Education and Human Sciences, College of (CEHS)


Date of this Version



A THESIS Presented to the Faculty of The Graduate College at the University of Nebraska In Partial Fulfillment of Requirements For the Degree of Master of Arts, Major: Educational Psychology, Under the Supervision of Professor James A. Bovaird. Lincoln, Nebraska: August, 2010
Copyright 2010 Natalie A. Koziol


Evaluations of measurement invariance provide essential construct validity evidence. However, the quality of such evidence is partly dependent upon the validity of the resulting statistical conclusions. The presence of Type I or Type II errors can render measurement invariance conclusions meaningless.

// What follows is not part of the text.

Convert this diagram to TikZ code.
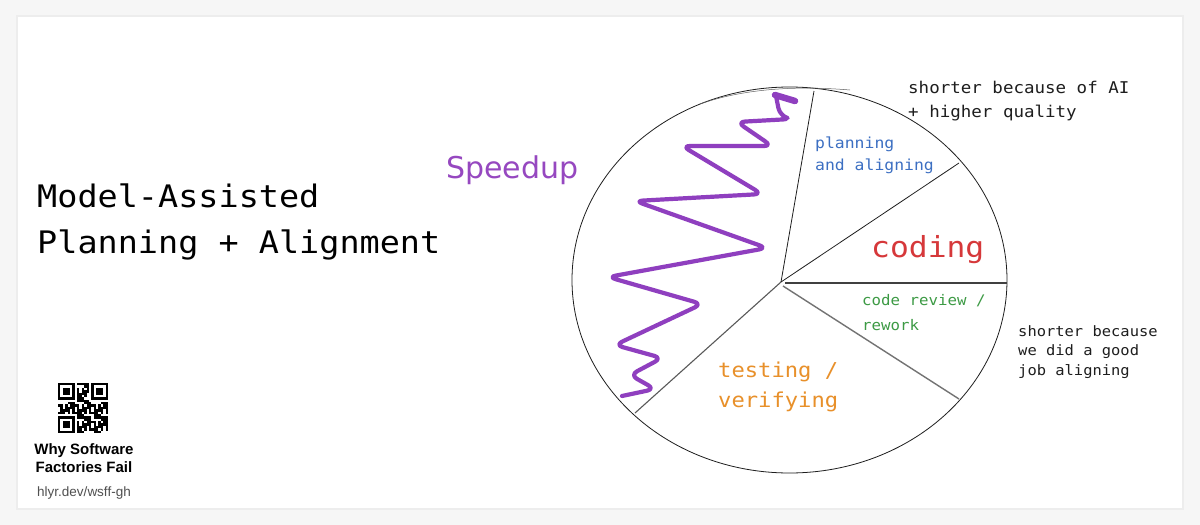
\documentclass[tikz,border=0pt]{standalone}
\usepackage{fontspec}
\newfontfamily\hand[FakeStretch=1.08]{DejaVu Sans Mono}
\newfontfamily\speedfont{DejaVu Sans}
\newfontfamily\labelfont{Liberation Sans}
\definecolor{bgc}{RGB}{246,246,246}
\definecolor{purp}{RGB}{143,63,191}
\definecolor{purptext}{RGB}{150,72,192}
\definecolor{bluec}{RGB}{60,111,194}
\definecolor{redc}{RGB}{214,56,58}
\definecolor{greenc}{RGB}{60,154,68}
\definecolor{orangec}{RGB}{232,144,42}
\definecolor{inkc}{RGB}{30,30,30}
\definecolor{greyt}{RGB}{80,80,80}
\tikzset{
  txt/.style={inner sep=0pt, anchor=base west, align=left},
  divider/.style={draw=inkc, line width=0.8pt},
  dividerg/.style={draw=black!55, line width=1.4pt},
  zig/.style={draw=purp, line width=4.2pt, line cap=round, line join=round, rounded corners=8pt},
}
\begin{document}
\begin{tikzpicture}[x=1pt,y=-1pt]
\useasboundingbox (0,0) rectangle (1200,525);
\fill[bgc] (0,0) rectangle (1200,525);
\fill[black!7] (16,15) rectangle (1184,510);
\fill[white] (18,17) rectangle (1182,508);

% title (anchor = baseline of last line)
\node[txt, font=\hand\fontsize{31}{46}\selectfont] (title) at (37,253) {Model-Assisted\\Planning + Alignment};

% pie
\coordinate (c) at (781,282);
\coordinate (pt) at (814,91);
\coordinate (pur) at (959,163);
\coordinate (pr) at (1007,283);
\coordinate (cr) at (785,283);
\coordinate (clr) at (783,286);
\coordinate (plr) at (959,399);
\coordinate (pll) at (635,413);
\draw[inkc, line width=0.8pt] (789.5,280) ellipse [x radius=217.5pt, y radius=193pt];
\draw[inkc!70, line width=0.5pt] (700,104) .. controls (740,90) and (790,85) .. (850,90);
\draw[divider] (c) -- (pt);
\draw[divider] (c) -- (pur);
\draw[draw=black!75, line width=1.1pt] (cr) -- (pr);
\draw[dividerg] (clr) -- (plr);
\draw[draw=black!65, line width=1.1pt] (c) -- (pll);

% purple zigzag
\draw[purp, line width=6.5pt, line cap=round] (795,101) -- (775,95);
\draw[zig] (776,96) -- (780,116) -- (791,119) -- (737,122) -- (772,146) -- (682,146) -- (762,194) -- (635,201) -- (767,248) -- (608,277) -- (702,304) -- (615,345) -- (662,358) -- (630,375) -- (655,389) -- (622,396);

% labels
\node[txt, text=purptext, font=\speedfont\fontsize{30}{36}\selectfont] (speed) at (446,178) {Speedup};
\node[txt, text=bluec, font=\hand\fontsize{15.2}{22}\selectfont] (plan) at (815,170) {planning\\and aligning};
\node[txt, text=redc, font=\hand\fontsize{29}{34}\selectfont] (coding) at (871,257) {coding};
\node[txt, text=greenc, font=\hand\fontsize{14.6}{25}\selectfont] (review) at (862,330) {code review /\\rework};
\node[txt, text=orangec, font=\hand\fontsize{20.5}{30}\selectfont] (testing) at (718,407) {testing /\\verifying};
\node[txt, text=inkc, font=\hand\fontsize{16.2}{24}\selectfont] (note1) at (908,117) {shorter because of AI\\+ higher quality};
\node[txt, text=inkc, font=\hand\fontsize{14.3}{19.5}\selectfont] (note2) at (1018,375) {shorter because\\we did a good\\job aligning};

% QR code
\begin{scope}[shift={(58,383)}, x=2.38pt, y=-2.38pt]
  \foreach \ox/\oy in {0/0,14/0,0/14}{
    \fill[black] (\ox,\oy) rectangle ++(7,7);
    \fill[white] (\ox+1,\oy+1) rectangle ++(5,5);
    \fill[black] (\ox+2,\oy+2) rectangle ++(3,3);
  }
  \foreach \i in {0,...,20}{
    \foreach \j in {0,...,20}{
      \pgfmathtruncatemacro\inf{((\i<8)&&(\j<8))||((\i>12)&&(\j<8))||((\i<8)&&(\j>12))}
      \pgfmathtruncatemacro\v{mod(\i*\i*3+\j*7+\i*\j*5+\j*\j+11,7)<4}
      \ifnum\inf=0 \ifnum\v=1 \fill[black] (\i,\j) rectangle ++(1,1); \fi\fi
    }
  }
\end{scope}
\node[inner sep=0pt, anchor=base, align=center, font=\labelfont\bfseries\fontsize{15}{17.5}\selectfont] (book) at (84,472) {Why Software\\Factories Fail};
\node[inner sep=0pt, anchor=base, text=greyt, font=\labelfont\fontsize{13.5}{15}\selectfont] (url) at (84,496) {hlyr.dev/wsff-gh};
\end{tikzpicture}
\end{document}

The purpose of this study was to determine the effects of categorization and censoring on the behavior of the chi-square/likelihood ratio test statistic and two alternative fit indices (CFI and RMSEA) under the context of evaluating measurement invariance. Monte Carlo simulation was used to examine Type I error and power rates for the (a) overall test statistic/fit indices, and (b) change in test statistic/fit indices. Data were generated according to a multiple-group single-factor CFA model across 40 conditions that varied by sample size, strength of item factor loadings, and categorization thresholds. Seven different combinations of model estimators (ML, Yuan-Bentler scaled ML, and WLSMV) and specified measurement scales (continuous, censored, and categorical) were used to analyze each of the simulation conditions. As hypothesized, non-normality increased Type I error rates for the continuous scale of measurement and did not affect error rates for the categorical scale of measurement. Maximum likelihood estimation combined with a categorical scale of measurement resulted in more correct statistical conclusions than the other analysis combinations. For the continuous and censored scales of measurement, the Yuan-Bentler scaled ML resulted in more correct conclusions than normal-theory ML. The censored measurement scale did not offer any advantages over the continuous measurement scale. Comparing across fit statistics and indices, the chi-square-based test statistics were preferred over the alternative fit indices, and ΔRMSEA was preferred over ΔCFI.

Results from this study should be used to inform the modeling decisions of applied researchers. However, no single analysis combination can be recommended for all situations. Therefore, it is essential that researchers consider the context and purpose of their analyses.